I need to get an overview of the performance one can get from using Cython in high performance numerical code. One of the thing I am interested in is to find out if an optimizing C compiler can vectorize code generated by Cython. So I decided to write the following small example:
import numpy as np
cimport numpy as np
cimport cython
@cython.boundscheck(False)
@cython.wraparound(False)
cpdef int f(np.ndarray[int, ndim = 1] f):
cdef int array_length = f.shape[0]
cdef int sum = 0
cdef int k
for k in range(array_length):
sum += f[k]
return sum
I know that there are Numpy functions that does the job, but I would like to have an easy code in order to understand what is possible with Cython. It turns out that the code generated with:
from distutils.core import setup
from Cython.Build import cythonize
setup(ext_modules = cythonize("sum.pyx"))
and called with:
python setup.py build_ext --inplace
generates a C code which look likes this for the loop:
for (__pyx_t_2 = 0; __pyx_t_2 < __pyx_t_1; __pyx_t_2 += 1) {
__pyx_v_sum = __pyx_v_sum + (*(int *)((char *)
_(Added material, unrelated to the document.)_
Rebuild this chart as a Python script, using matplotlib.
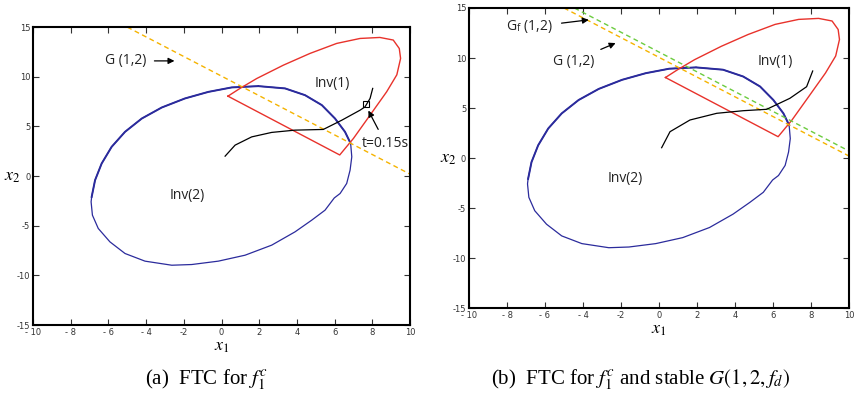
import matplotlib
matplotlib.use("agg")
import matplotlib.pyplot as plt

# invariant set Inv(2): blue closed curve (clockwise from the top)
inv2_x = [1.95, 3.37, 4.43, 5.32, 6.02, 6.55, 6.85, 6.91, 6.82, 6.64, 6.29, 5.98, 5.49,
          4.78, 3.9, 2.66, 1.25, -0.17, -1.58, -2.64, -4.06, -5.12, -5.92, -6.54, -6.85,
          -6.92, -6.89, -6.71, -6.36, -5.83, -5.12, -4.23, -3.17, -1.94, -0.7, 0.54, 1.95]
inv2_y = [9.06, 8.83, 8.15, 7.15, 5.8, 4.46, 3.29, 1.94, 0.6, -0.74, -1.75, -2.2, -3.43,
          -4.44, -5.61, -6.95, -7.96, -8.56, -8.9, -8.97, -8.56, -7.79, -6.62, -5.27, -3.93,
          -2.59, -2.09, -0.41, 1.27, 2.95, 4.46, 5.8, 6.91, 7.82, 8.48, 8.93, 9.06]

# invariant set Inv(1): red closed region
inv1_x = [0.34, 6.27, 7.0, 7.88, 8.76, 9.3, 9.5, 9.43, 9.11, 8.4, 7.35, 6.11, 4.69, 3.28,
          1.87, 0.98, 0.34]
inv1_y = [8.05, 2.13, 3.8, 6.14, 8.49, 10.2, 11.85, 12.85, 13.7, 13.96, 13.86, 13.36,
          12.35, 11.17, 9.83, 8.83, 8.05]

# trajectories
traj_a_x = [0.19, 0.72, 1.6, 2.66, 3.9, 5.4, 6.38, 7.35, 7.61, 7.88, 8.02]
traj_a_y = [2.01, 3.12, 3.95, 4.4, 4.63, 4.7, 5.63, 6.64, 6.97, 7.82, 8.83]
traj_b_x = [0.14, 0.58, 1.63, 3.04, 4.44, 5.67, 6.89, 7.77, 8.09]
traj_b_y = [1.03, 2.63, 3.8, 4.47, 4.73, 4.87, 5.97, 7.13, 8.7]
switch_pt = (7.65, 7.25)

# guard lines
g_x = [-5.0, 10.0]
g_y = [15.0, 0.2]
gf_x = [-4.45, 10.0]
gf_y = [15.0, 0.7]

x_ticks = list(range(-10, 11, 2))
y_ticks = list(range(-15, 16, 5))

RED = "#e8322b"
BLUE = "#2b2b9c"
ORANGE = "#f5b300"
GREEN = "#6ccc3f"

plt.rcParams["axes.unicode_minus"] = False
plt.rcParams["mathtext.fontset"] = "stix"

fig = plt.figure(figsize=(8.56, 3.96), dpi=100)
ax_a = fig.add_axes([0.0386, 0.179, 0.4404, 0.7525])
ax_b = fig.add_axes([0.5479, 0.2222, 0.4439, 0.7576])

lab = dict(fontsize=10, family="Open Sans", color="#222222")
arr = dict(arrowstyle="-|>", color="black", lw=0.9, mutation_scale=9)

# upper arc of Inv(2) is drawn heavier in the original
upper = list(range(26, 37)) + list(range(1, 7))


def base(ax):
    ax.plot(inv2_x, inv2_y, color=BLUE, lw=0.9)
    ax.plot([inv2_x[i] for i in upper], [inv2_y[i] for i in upper], color=BLUE, lw=1.4)
    ax.plot(inv1_x, inv1_y, color=RED, lw=1.0)
    ax.set_xlim(-10, 10)
    ax.set_ylim(-15, 15)
    ax.set_xticks(x_ticks)
    ax.set_yticks(y_ticks)
    ax.set_xticklabels([str(t).replace("-", "- ") if t != -2 else "-2" for t in x_ticks])
    ax.tick_params(direction="in", top=True, right=True, length=4, width=0.8,
                   labelsize=6, pad=2, colors="#333333")
    for s in ax.spines.values():
        s.set_linewidth(1.5)
    ax.set_xlabel("$x_1$", fontsize=13, labelpad=0)
    ax.set_ylabel("$x_2$", fontsize=13, rotation=0, labelpad=3, va="center")
    ax.text(-1.8, -2.0, "Inv(2)", ha="center", va="center", **lab)


# (a)
base(ax_a)
ax_a.plot(g_x, g_y, color=ORANGE, lw=1.0, ls=(0, (3.5, 2.5)))
ax_a.plot(traj_a_x, traj_a_y, color="black", lw=0.9)
ax_a.plot(*switch_pt, marker="s", mfc="none", mec="black", ms=5, mew=0.8)
ax_a.text(5.9, 9.33, "Inv(1)", ha="center", va="center", **lab)
ax_a.annotate("G (1,2)", xy=(-2.35, 11.6), xytext=(-5.1, 11.6), ha="center", va="center",
              arrowprops=dict(arr, shrinkA=4), **lab)
ax_a.annotate("t=0.15s", xy=(7.72, 6.85), xytext=(8.7, 3.3), ha="center", va="center",
              arrowprops=dict(arr, shrinkA=3), **lab)
fig.text(0.2415, 0.04, r"(a)  FTC for $f_1^c$", ha="center", va="center",
         fontsize=15, family="Liberation Serif")

# (b)
base(ax_b)
ax_b.plot(g_x, g_y, color=ORANGE, lw=1.0, ls=(0, (3.5, 2.5)))
ax_b.plot(gf_x, gf_y, color=GREEN, lw=1.0, ls=(0, (3.5, 2.5)))
ax_b.plot(traj_b_x, traj_b_y, color="black", lw=0.9)
ax_b.text(6.1, 9.7, "Inv(1)", ha="center", va="center", **lab)
ax_b.annotate(r"G$_\mathregular{f}$ (1,2)", xy=(-3.55, 13.85), xytext=(-6.8, 13.1),
              ha="center", va="center", arrowprops=dict(arr, shrinkA=4), **lab)
ax_b.annotate("G (1,2)", xy=(-2.15, 11.6), xytext=(-4.5, 9.7), ha="center", va="center",
              arrowprops=dict(arr, shrinkA=3), **lab)
fig.text(0.7485, 0.04, r"(b)  FTC for $f_1^c$ and stable $G(1,2,f_d)$", ha="center",
         va="center", fontsize=15, family="Liberation Serif")

fig.savefig("out.png", dpi=100)
plt.close(fig)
__pyx_pybuffernd_f.rcbuffer->pybuffer.buf +
__pyx_t_2 * __pyx_pybuffernd_f.diminfo[0].strides)));
}
The main problem with this code is that the compiler does not know at compile time that __pyx_pybuffernd_f.diminfo[0].strides
is such that the elements of the array are close together in memory. Without that information, the compiler cannot vectorize efficiently.
Is there a way to do such a thing from Cython?